### [Source data]
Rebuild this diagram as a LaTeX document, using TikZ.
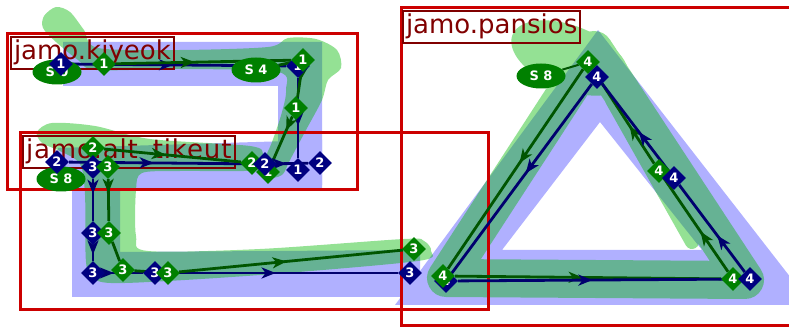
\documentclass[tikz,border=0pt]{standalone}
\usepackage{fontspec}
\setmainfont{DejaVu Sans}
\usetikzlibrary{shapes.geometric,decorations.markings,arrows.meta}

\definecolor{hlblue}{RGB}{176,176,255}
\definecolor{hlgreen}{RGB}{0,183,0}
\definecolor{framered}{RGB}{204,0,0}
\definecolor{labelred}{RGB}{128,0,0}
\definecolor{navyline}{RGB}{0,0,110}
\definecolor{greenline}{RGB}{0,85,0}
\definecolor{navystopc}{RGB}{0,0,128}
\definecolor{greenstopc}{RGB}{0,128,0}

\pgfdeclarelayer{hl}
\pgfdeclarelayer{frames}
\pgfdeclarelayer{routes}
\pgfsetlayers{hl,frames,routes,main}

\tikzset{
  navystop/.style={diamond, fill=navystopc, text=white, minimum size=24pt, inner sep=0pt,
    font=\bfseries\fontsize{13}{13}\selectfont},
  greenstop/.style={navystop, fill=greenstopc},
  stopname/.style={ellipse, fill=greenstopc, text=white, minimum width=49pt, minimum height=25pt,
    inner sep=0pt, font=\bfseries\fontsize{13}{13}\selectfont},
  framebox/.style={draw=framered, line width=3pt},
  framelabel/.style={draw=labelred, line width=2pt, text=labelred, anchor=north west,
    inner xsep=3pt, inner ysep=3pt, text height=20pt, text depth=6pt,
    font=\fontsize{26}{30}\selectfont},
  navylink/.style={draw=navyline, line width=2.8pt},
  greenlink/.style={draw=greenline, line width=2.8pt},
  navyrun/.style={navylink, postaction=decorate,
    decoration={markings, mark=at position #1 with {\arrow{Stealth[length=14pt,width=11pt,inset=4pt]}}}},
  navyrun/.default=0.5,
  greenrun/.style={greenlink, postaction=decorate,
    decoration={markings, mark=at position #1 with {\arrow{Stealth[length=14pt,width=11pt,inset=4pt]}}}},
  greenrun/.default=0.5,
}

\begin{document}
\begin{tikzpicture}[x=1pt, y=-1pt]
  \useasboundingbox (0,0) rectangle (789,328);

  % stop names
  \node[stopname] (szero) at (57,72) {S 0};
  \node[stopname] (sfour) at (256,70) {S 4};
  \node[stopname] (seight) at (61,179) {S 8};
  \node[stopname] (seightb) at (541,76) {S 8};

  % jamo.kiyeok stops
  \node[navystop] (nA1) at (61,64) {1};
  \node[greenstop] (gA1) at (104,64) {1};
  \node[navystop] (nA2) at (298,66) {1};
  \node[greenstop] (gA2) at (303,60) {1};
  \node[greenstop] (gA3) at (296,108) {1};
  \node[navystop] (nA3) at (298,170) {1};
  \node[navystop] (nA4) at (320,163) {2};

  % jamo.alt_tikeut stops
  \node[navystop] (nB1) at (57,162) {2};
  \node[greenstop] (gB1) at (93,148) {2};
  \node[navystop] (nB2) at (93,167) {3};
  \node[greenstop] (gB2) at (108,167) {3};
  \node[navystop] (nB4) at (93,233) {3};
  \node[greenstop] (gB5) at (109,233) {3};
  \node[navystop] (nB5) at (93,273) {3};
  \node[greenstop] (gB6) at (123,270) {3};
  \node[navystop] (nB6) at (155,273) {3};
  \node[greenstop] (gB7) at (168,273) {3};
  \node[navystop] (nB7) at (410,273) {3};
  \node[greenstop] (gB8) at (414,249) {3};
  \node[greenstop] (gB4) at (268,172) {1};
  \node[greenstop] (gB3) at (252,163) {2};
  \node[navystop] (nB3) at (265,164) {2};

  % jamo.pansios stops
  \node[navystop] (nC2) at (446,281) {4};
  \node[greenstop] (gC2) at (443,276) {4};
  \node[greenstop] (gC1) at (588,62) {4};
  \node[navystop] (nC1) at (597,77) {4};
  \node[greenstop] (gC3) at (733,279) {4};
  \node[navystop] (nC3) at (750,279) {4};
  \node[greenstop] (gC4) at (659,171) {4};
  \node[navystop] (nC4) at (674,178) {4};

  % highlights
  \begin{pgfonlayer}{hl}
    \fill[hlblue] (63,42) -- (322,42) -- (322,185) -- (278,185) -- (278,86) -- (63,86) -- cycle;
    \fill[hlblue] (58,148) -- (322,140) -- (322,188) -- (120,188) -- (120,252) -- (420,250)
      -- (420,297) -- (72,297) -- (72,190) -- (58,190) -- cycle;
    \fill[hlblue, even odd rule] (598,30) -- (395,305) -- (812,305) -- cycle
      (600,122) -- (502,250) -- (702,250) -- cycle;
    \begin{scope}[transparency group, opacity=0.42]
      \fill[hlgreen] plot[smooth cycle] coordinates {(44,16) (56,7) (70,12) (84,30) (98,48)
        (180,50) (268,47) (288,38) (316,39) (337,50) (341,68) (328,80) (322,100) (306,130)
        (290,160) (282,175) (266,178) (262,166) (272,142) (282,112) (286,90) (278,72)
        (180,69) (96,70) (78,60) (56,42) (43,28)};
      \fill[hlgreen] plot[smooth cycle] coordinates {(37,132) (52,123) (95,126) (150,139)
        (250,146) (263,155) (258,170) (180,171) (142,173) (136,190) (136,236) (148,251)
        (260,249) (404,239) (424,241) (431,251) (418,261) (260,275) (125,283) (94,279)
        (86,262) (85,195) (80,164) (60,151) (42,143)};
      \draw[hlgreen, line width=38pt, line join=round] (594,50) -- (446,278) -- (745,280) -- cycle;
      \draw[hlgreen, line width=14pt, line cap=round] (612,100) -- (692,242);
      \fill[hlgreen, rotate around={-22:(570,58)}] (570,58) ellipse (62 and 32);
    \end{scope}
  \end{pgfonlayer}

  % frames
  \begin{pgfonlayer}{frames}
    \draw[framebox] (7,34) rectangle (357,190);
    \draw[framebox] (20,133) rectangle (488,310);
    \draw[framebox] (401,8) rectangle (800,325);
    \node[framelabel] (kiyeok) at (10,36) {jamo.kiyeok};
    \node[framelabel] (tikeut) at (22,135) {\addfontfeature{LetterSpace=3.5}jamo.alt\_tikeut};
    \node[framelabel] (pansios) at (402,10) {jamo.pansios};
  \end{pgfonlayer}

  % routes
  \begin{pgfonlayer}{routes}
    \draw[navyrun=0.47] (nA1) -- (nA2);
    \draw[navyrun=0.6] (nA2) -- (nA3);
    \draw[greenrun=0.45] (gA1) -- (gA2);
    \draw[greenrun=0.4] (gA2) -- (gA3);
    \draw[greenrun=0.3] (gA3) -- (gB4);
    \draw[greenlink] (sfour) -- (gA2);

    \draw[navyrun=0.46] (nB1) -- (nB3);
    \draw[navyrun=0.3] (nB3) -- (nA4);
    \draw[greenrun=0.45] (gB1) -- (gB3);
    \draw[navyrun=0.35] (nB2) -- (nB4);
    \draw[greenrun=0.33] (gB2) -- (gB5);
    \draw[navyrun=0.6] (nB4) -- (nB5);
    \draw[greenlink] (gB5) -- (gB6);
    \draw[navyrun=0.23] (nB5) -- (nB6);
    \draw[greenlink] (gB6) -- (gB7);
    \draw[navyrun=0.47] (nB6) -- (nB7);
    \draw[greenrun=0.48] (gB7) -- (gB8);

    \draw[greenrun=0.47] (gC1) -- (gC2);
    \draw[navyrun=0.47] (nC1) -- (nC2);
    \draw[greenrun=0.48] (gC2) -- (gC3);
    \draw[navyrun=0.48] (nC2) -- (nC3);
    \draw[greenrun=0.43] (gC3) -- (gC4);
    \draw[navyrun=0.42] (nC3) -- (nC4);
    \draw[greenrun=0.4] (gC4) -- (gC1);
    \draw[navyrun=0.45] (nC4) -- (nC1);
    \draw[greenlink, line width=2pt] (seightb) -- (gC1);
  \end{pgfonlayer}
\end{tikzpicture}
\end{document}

### [Written request]
Give again, word for word, every line from the top of the data above to the line holding "(0,0) rectangle (789,328);", inclusive, with the pictures left out.

### [Expected output]
Rebuild this diagram as a LaTeX document, using TikZ.
\documentclass[tikz,border=0pt]{standalone}
\usepackage{fontspec}
\setmainfont{DejaVu Sans}
\usetikzlibrary{shapes.geometric,decorations.markings,arrows.meta}

\definecolor{hlblue}{RGB}{176,176,255}
\definecolor{hlgreen}{RGB}{0,183,0}
\definecolor{framered}{RGB}{204,0,0}
\definecolor{labelred}{RGB}{128,0,0}
\definecolor{navyline}{RGB}{0,0,110}
\definecolor{greenline}{RGB}{0,85,0}
\definecolor{navystopc}{RGB}{0,0,128}
\definecolor{greenstopc}{RGB}{0,128,0}

\pgfdeclarelayer{hl}
\pgfdeclarelayer{frames}
\pgfdeclarelayer{routes}
\pgfsetlayers{hl,frames,routes,main}

\tikzset{
  navystop/.style={diamond, fill=navystopc, text=white, minimum size=24pt, inner sep=0pt,
    font=\bfseries\fontsize{13}{13}\selectfont},
  greenstop/.style={navystop, fill=greenstopc},
  stopname/.style={ellipse, fill=greenstopc, text=white, minimum width=49pt, minimum height=25pt,
    inner sep=0pt, font=\bfseries\fontsize{13}{13}\selectfont},
  framebox/.style={draw=framered, line width=3pt},
  framelabel/.style={draw=labelred, line width=2pt, text=labelred, anchor=north west,
    inner xsep=3pt, inner ysep=3pt, text height=20pt, text depth=6pt,
    font=\fontsize{26}{30}\selectfont},
  navylink/.style={draw=navyline, line width=2.8pt},
  greenlink/.style={draw=greenline, line width=2.8pt},
  navyrun/.style={navylink, postaction=decorate,
    decoration={markings, mark=at position #1 with {\arrow{Stealth[length=14pt,width=11pt,inset=4pt]}}}},
  navyrun/.default=0.5,
  greenrun/.style={greenlink, postaction=decorate,
    decoration={markings, mark=at position #1 with {\arrow{Stealth[length=14pt,width=11pt,inset=4pt]}}}},
  greenrun/.default=0.5,
}

\begin{document}
\begin{tikzpicture}[x=1pt, y=-1pt]
  \useasboundingbox (0,0) rectangle (789,328);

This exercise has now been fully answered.